(What to work on): Word for word, extract the first line of the records below and each line after it, up to and including the line with "W, H = 465, 313". Pictures are left out.

(Entries with chart source code)
Start
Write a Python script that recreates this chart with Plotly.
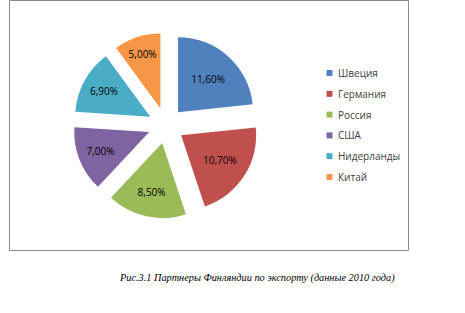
import plotly.graph_objects as go

W, H = 465, 313

categories = ["Швеция", "Германия", "Россия", "США", "Нидерланды", "Китай"]
values = [11.6, 10.7, 8.5, 7.0, 6.9, 5.0]
colors = ["#4F81BD", "#C0504D", "#9BBB59", "#8064A2", "#4BACC6", "#F79646"]
caption = "Рис.3.1 Партнеры Финляндии по экспорту (данные 2010 года)"

labels_text = [f"{v:.2f}".replace(".", ",") + "%" for v in values]

def px_x(x):
    return x / W

def px_y(y):
    return 1 - y / H

fig = go.Figure(go.Pie(
    labels=categories,
    values=values,
    text=labels_text,
    textinfo="text",
    textposition="inside",
    insidetextorientation="horizontal",
    textfont=dict(family="Open Sans, sans-serif", size=10, color="#000000"),
    marker=dict(colors=colors, line=dict(width=0)),
    sort=False,
    direction="clockwise",
    rotation=0,
    pull=[0.24] * len(values),
    hoverinfo="label+percent",
    domain=dict(x=[px_x(73), px_x(259)], y=[px_y(221), px_y(30)]),
    showlegend=False,
))

shapes = [dict(type="rect", xref="paper", yref="paper",
               x0=px_x(9.5), x1=px_x(408.5), y0=px_y(250.5), y1=px_y(0.5),
               line=dict(color="#8a8a8a", width=1), fillcolor="rgba(0,0,0,0)")]
annotations = []
for i, (cat, col) in enumerate(zip(categories, colors)):
    yc = 73 + i * 20.8
    shapes.append(dict(type="rect", xref="paper", yref="paper",
                       x0=px_x(326.5), x1=px_x(332.5), y0=px_y(yc + 3), y1=px_y(yc - 3),
                       line=dict(width=0), fillcolor=col))
    annotations.append(dict(text=cat, xref="paper", yref="paper",
                            x=px_x(336), y=px_y(yc), xanchor="left", yanchor="middle",
                            showarrow=False,
                            font=dict(family="Open Sans, sans-serif", size=10, color="#404040")))

annotations.append(dict(text=caption, xref="paper", yref="paper",
                        x=px_x(257), y=px_y(278), xanchor="center", yanchor="middle",
                        showarrow=False,
                        font=dict(family="Liberation Serif, serif", size=10.3, color="#000000",
                                  style="italic")))

fig.update_layout(
    width=W, height=H,
    margin=dict(l=0, r=0, t=0, b=0),
    paper_bgcolor="white",
    plot_bgcolor="white",
    shapes=shapes,
    annotations=annotations,
)

fig.write_html("out.html")
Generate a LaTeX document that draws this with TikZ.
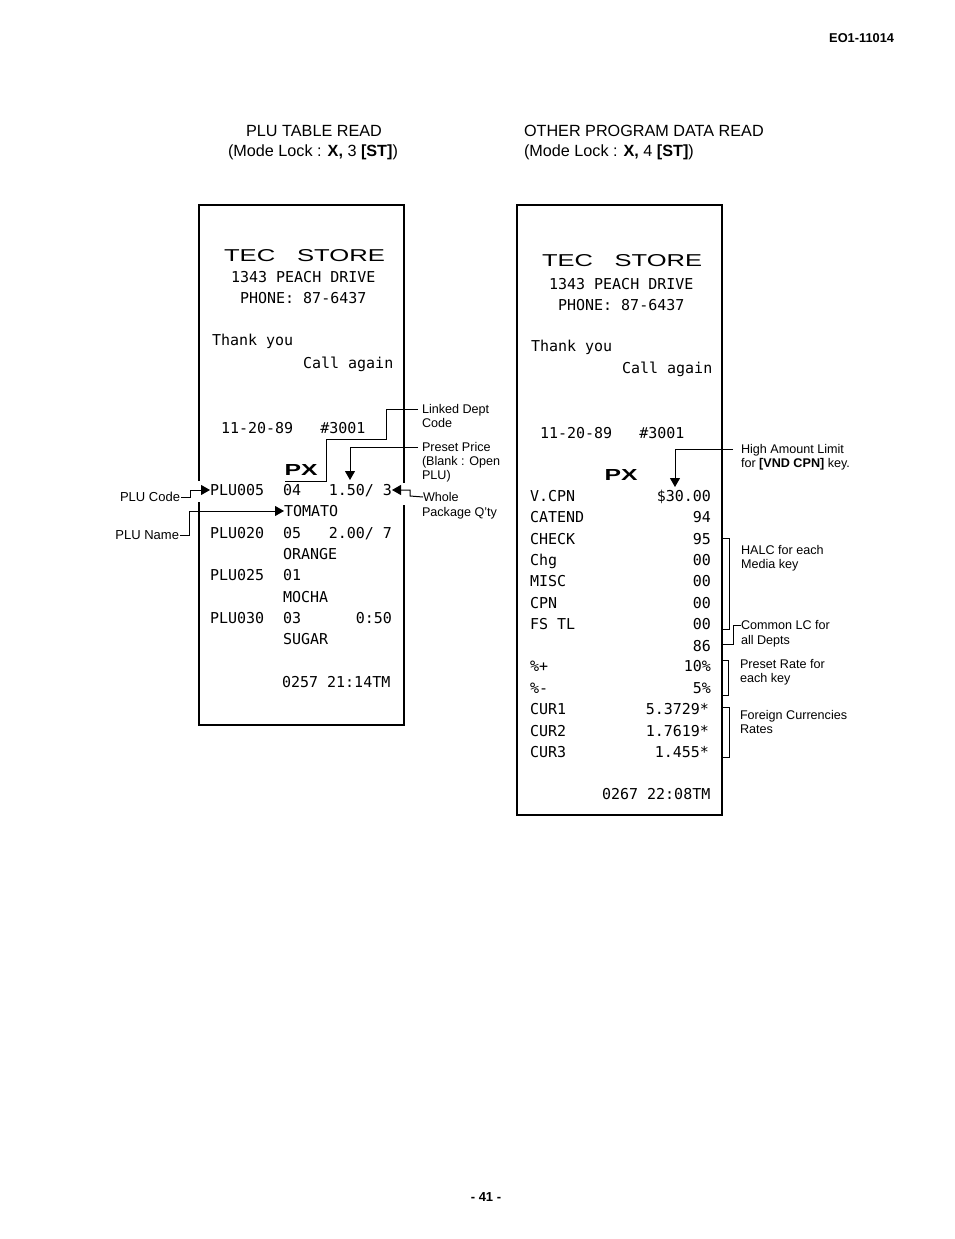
\documentclass[tikz,border=0pt]{standalone}
\usepackage{fontspec}
\setmainfont{Liberation Sans}
\newfontfamily\rcpt{DejaVu Sans Mono}
\usetikzlibrary{arrows.meta}
\tikzset{
  every node/.style={inner sep=0pt,outer sep=0pt,text=black},
  rc/.style={anchor=west,font=\rcpt\fontsize{15}{15}\selectfont,text height=11pt,text depth=0pt},
  rcr/.style={rc,anchor=east},
  lbl/.style={anchor=west,font=\fontsize{12.6}{12.6}\selectfont,text height=8.6pt,text depth=0pt},
  lblr/.style={lbl,anchor=east},
  head/.style={font=\fontsize{16.2}{16.2}\selectfont,text height=11pt,text depth=0pt},
  paper/.style={draw=black,line width=2.6pt},
  conn/.style={draw=black,line width=1pt},
  arr/.style={conn,-{Triangle[width=10pt,length=9pt]}},
  brk/.style={draw=black,line width=1pt},
}
\newcommand{\widesans}[3]{\resizebox{#1pt}{#2pt}{#3}}
\begin{document}
\begin{tikzpicture}[x=1pt,y=-1pt]
\useasboundingbox (0,0) rectangle (954,1239);
\fill[white] (0,0) rectangle (954,1239);
% page furniture
\node[anchor=east,font=\bfseries\fontsize{12.8}{12.8}\selectfont] (docno) at (894,38) {EO1-11014};
\node[anchor=center,font=\bfseries\fontsize{13}{13}\selectfont] (pageno) at (486,1197) {- 41 -};
% headings
\node[head,anchor=center] (h1a) at (314,131) {PLU TABLE READ};
\node[head,anchor=center] (h1b) at (313,151) {(Mode Lock : \textbf{X,} 3 \textbf{[ST]})};
\node[head,anchor=west] (h2a) at (524,131) {OTHER PROGRAM DATA READ};
\node[head,anchor=west] (h2b) at (524,151) {(Mode Lock : \textbf{X,} 4 \textbf{[ST]})};
% receipts
\node[paper,anchor=north west,minimum width=205pt,minimum height=520pt] (rcptL) at (199,205) {};
\node[paper,anchor=north west,minimum width=205pt,minimum height=610pt] (rcptR) at (517,205) {};
% gaps in the left receipt's border around the arrows
\fill[white] (196,481) rectangle (202,502);
\fill[white] (401,483) rectangle (407,505);
% left receipt
\node[anchor=center] (ltec) at (304.5,256) {\widesans{161}{12}{TEC\hspace{0.85em}STORE}};
\node[rc] (laddr) at (231,277) {1343 PEACH DRIVE};
\node[rc] (lphone) at (240,298) {PHONE: 87-6437};
\node[rc] (lthank) at (212,340) {Thank you};
\node[rc] (lcall) at (303,363) {Call again};
\node[rc] (ldate) at (221,428) {11-20-89\ \ \ \#3001};
\node[anchor=center] (lpx) at (301,470) {\widesans{33}{11}{\bfseries PX}};
\node[rc] (plu005) at (210,490) {PLU005};
\node[rc] (l04) at (283,490) {04};
\node[rcr] (lq1) at (392,490) {1.50/ 3};
\node[rc] (tomato) at (284,511) {TOMATO};
\node[rc] (plu020) at (210,533) {PLU020};
\node[rc] (l05) at (283,533) {05};
\node[rcr] (lq2) at (392,533) {2.00/ 7};
\node[rc] (orange) at (283,554) {ORANGE};
\node[rc] (plu025) at (210,575) {PLU025};
\node[rc] (l01) at (283,575) {01};
\node[rc] (mocha) at (283,597) {MOCHA};
\node[rc] (plu030) at (210,618) {PLU030};
\node[rc] (l03) at (283,618) {03};
\node[rcr] (lq4) at (392,618) {0:50};
\node[rc] (sugar) at (283,639) {SUGAR};
\node[rc] (lfoot) at (282,682) {0257 21:14TM};
% left labels
\node[lbl] (linked1) at (422,409) {Linked Dept};
\node[lbl] (linked2) at (422,423) {Code};
\node[lbl] (preset1) at (422,447) {Preset Price};
\node[lbl] (preset2) at (422,461) {(Blank : Open};
\node[lbl] (preset3) at (422,475) {PLU)};
\node[lbl] (whole1) at (423,497) {Whole};
\node[lbl] (whole2) at (422,512) {Package Q'ty};
\node[lblr,font=\fontsize{13}{13}\selectfont] (plucode) at (180,497) {PLU Code};
\node[lblr,font=\fontsize{13}{13}\selectfont] (pluname) at (179,535) {PLU Name};
% left connectors
\coordinate (lk1) at (386,409);
\coordinate (lk2) at (386,439);
\coordinate (lk3) at (326,439);
\coordinate (lk4) at (326,481);
\coordinate (lk5) at (285,481);
\draw[conn,shorten <=4pt] (linked1.west) -- (lk1) -- (lk2) -- (lk3) -- (lk4) -- (lk5);
\coordinate (pp1) at (350,447);
\coordinate (pp2) at (350,480);
\draw[arr,shorten <=4pt] (preset1.west) -- (pp1) -- (pp2);
\draw[arr,shorten <=1pt] (plucode.east) -- ++(10,0) |- (plu005.west);
\draw[arr,shorten <=1pt] (pluname.east) -- ++(10,0) |- (tomato.west);
\coordinate (wh1) at (410,496);
\draw[arr] (whole1.west) -- (wh1) |- (lq1.east);
% right receipt
\node[anchor=center] (rtec) at (622,261) {\widesans{160}{12}{TEC\hspace{0.85em}STORE}};
\node[rc] (raddr) at (549,284) {1343 PEACH DRIVE};
\node[rc] (rphone) at (558,305) {PHONE: 87-6437};
\node[rc] (rthank) at (531,346) {Thank you};
\node[rc] (rcall) at (622,368) {Call again};
\node[rc] (rdate) at (540,433) {11-20-89\ \ \ \#3001};
\node[anchor=center] (rpx) at (621,475) {\widesans{33}{11}{\bfseries PX}};
\node[rc] (a1) at (530,496) {V.CPN};   \node[rcr] (b1) at (711,496) {\$30.00};
\node[rc] (a2) at (530,517) {CATEND};  \node[rcr] (b2) at (711,517) {94};
\node[rc] (a3) at (530,539) {CHECK};   \node[rcr] (b3) at (711,539) {95};
\node[rc] (a4) at (530,560) {Chg};     \node[rcr] (b4) at (711,560) {00};
\node[rc] (a5) at (530,581) {MISC};    \node[rcr] (b5) at (711,581) {00};
\node[rc] (a6) at (530,603) {CPN};     \node[rcr] (b6) at (711,603) {00};
\node[rc] (a7) at (530,624) {FS TL};   \node[rcr] (b7) at (711,624) {00};
\node[rcr] (b8) at (711,646) {86};
\node[rc] (a9) at (530,666) {\%+};     \node[rcr] (b9) at (711,666) {10\%};
\node[rc] (a10) at (530,688) {\%-};    \node[rcr] (b10) at (711,688) {5\%};
\node[rc] (a11) at (530,709) {CUR1};   \node[rcr] (b11) at (709,709) {5.3729*};
\node[rc] (a12) at (530,731) {CUR2};   \node[rcr] (b12) at (709,731) {1.7619*};
\node[rc] (a13) at (530,752) {CUR3};   \node[rcr] (b13) at (709,752) {1.455*};
\node[rc] (rfoot) at (602,794) {0267 22:08TM};
% right labels
\node[lbl] (high1) at (741,449) {High Amount Limit};
\node[lbl] (high2) at (741,463) {for \textbf{[VND CPN]} key.};
\node[lbl] (halc1) at (741,550) {HALC for each};
\node[lbl] (halc2) at (741,564) {Media key};
\node[lbl] (clc1) at (741,625) {Common LC for};
\node[lbl] (clc2) at (741,640) {all Depts};
\node[lbl] (prate1) at (740,664) {Preset Rate for};
\node[lbl] (prate2) at (740,678) {each key};
\node[lbl] (fc1) at (740,715) {Foreign Currencies};
\node[lbl] (fc2) at (740,729) {Rates};
% right connectors and brackets
\coordinate (hi1) at (675,449);
\coordinate (hi2) at (675,487);
\draw[arr,shorten <=8pt] (high1.west) -- (hi1) -- (hi2);
\draw[brk] (723,538) -- (729,538) -- (729,629) -- (723,629);
\coordinate (cl1) at (733,625);
\coordinate (cl2) at (733,644);
\coordinate (cl3) at (723,644);
\draw[conn] (clc1.west) -- (cl1) -- (cl2) -- (cl3);
\draw[brk] (723,660) -- (728,660) -- (728,695) -- (723,695);
\draw[brk] (723,707) -- (729,707) -- (729,757) -- (723,757);
\end{tikzpicture}
\end{document}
End
(Exercise result):
Write a Python script that recreates this chart with Plotly.
import plotly.graph_objects as go

W, H = 465, 313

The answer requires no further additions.